Editorial

Are you ready for Vista?


Artikel erschienen in Swiss IT Magazine 2006/20

     

Keine Sorge, Sie müssen nicht mit einem begeisterten «Yeah, I am ready» antworten. Die Frage ist auch weder ernst noch rhetorisch, allenfalls ein wenig ironisch gemeint. Online-Umfragen belegen, dass die wenigsten Entwickler bislang eine Meinung zu Vista haben. «Hoffen wir, dass es unseren Anwendungen keine Probleme macht», dürfte noch einer der kreativsten Gedanken zum bevorstehenden Release sein. Kein Vergleich zu dem regelrechten Upgrade-Fieber, das vor der Markteinführung von Windows 95 grassierte. Was ist passiert, dass fast (oder besser nur) 10 Jahre später eine neue Windows-Version so wenig Begeisterung unter den Entwicklern hervorruft?
Wie immer gibt es gleich mehrere Gründe:



- Bereits mit Windows 2000 wurde eine Funktionsvielfalt erreicht, die für die Mehrheit der Entwickler mehr als ausreichend ist.

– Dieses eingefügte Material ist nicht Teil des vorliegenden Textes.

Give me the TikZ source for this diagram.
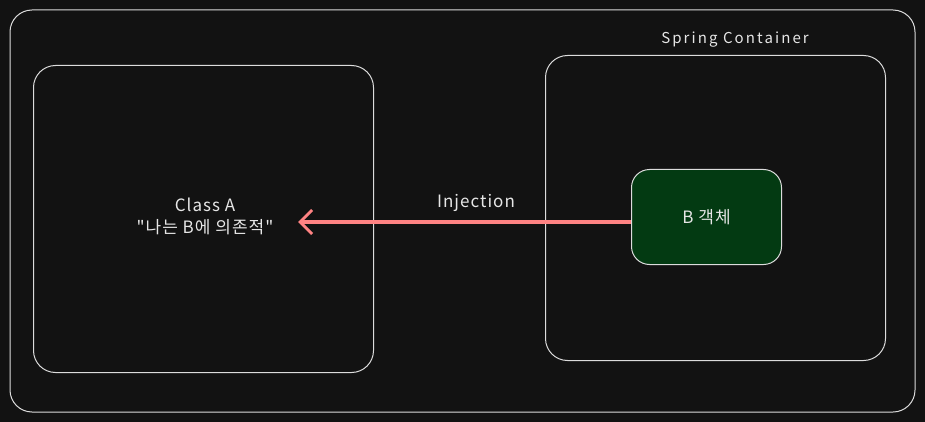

- Heutige «Büroanwendungen» reizen die API kaum noch aus – wenn Vista nun angeblich 7000 neue Unmanaged API-Funktionen mitbringt, interessiert dies kaum einen Entwickler.



- Einen echten Applikationsmarkt gibt es fast nicht mehr. Wo sind Borland, Lotus, Symantec, Corel, Novell, WordPerfect mit ihren Applika­tionen heute? Es gibt Hunderttausende von Anwendungen für die Windows-Plattform, doch Microsoft kontrolliert die API wie die Notenbank die Geldmenge, so dass der Spielraum für eigene Innovationen minimal ist. Forderungen der Entwickler an echte Innovationen in der API dürfte es kaum noch geben.



- Microsoft selber hat mit einem Zickzackkurs bei der Planung, «endlosen» Verzögerungen und dem Herausstreichen interessanter Features (Stichwort: WinFS) selber dazu beigetragen, dass die Longhorn-Euphorie schnell wieder erlosch (schade auch, dass ich das Foto vom Longhorn-Saloon in Whistler nun niemanden mehr mit einem stolzem «Ich war da» zeigen kann).



- Während Longhorn anfangs noch eng mit Managed Code verbandelt war, hat Vista mit
.Net praktisch nichts tun – das mit Vista offiziell werdende .Net 3.0 gibt es auch für XP.
Das soll natürlich nicht bedeuten, dass es in Vista keine Innovationen gäbe. Die von Microsoft angegebene Zahl von über 2300 neuen Features ist mit Sicherheit frei von Ironie und Übertreibungen, denn unter der Haube hat sich tatsächlich eine Menge getan. Und Vista hält eine gigantische, weltweite Zulieferindustrie am Leben und schafft beziehungsweise erhält Tausende von Arbeitsplätzen. Nur dient das alles nicht dazu, den durchschnittlichen Entwickler zu begeistern.





Für die Zukunft der Anwendungsentwicklung spielt die Windows-Version praktisch keine Rolle mehr. Ob XP SP2, Windows Server 2003 oder Vista ist einerlei. Ich vermute, dass es nach Vista so schnell kein Windows-Update in dieser Grössenordnung mehr geben wird. Web 2.0, die fehlende Bereitschaft in den Unternehmen, Tausende von Arbeitsplätzen auszutauschen, und natürlich die immer kleiner werdenden Innovationsspielräume lassen ein «Monster-Update» als immer weniger zeitgemäss erscheinen.
Meine Empfehlung an die Entwickler: Die finale Version installieren, um ein «Feeling» für die Neuerungen zu bekommen, die eigenen Anwendungen unter der neuen «User Account Protection» testen und ansonsten Spass haben mit der netten Oberfläche und den neuen Spielen.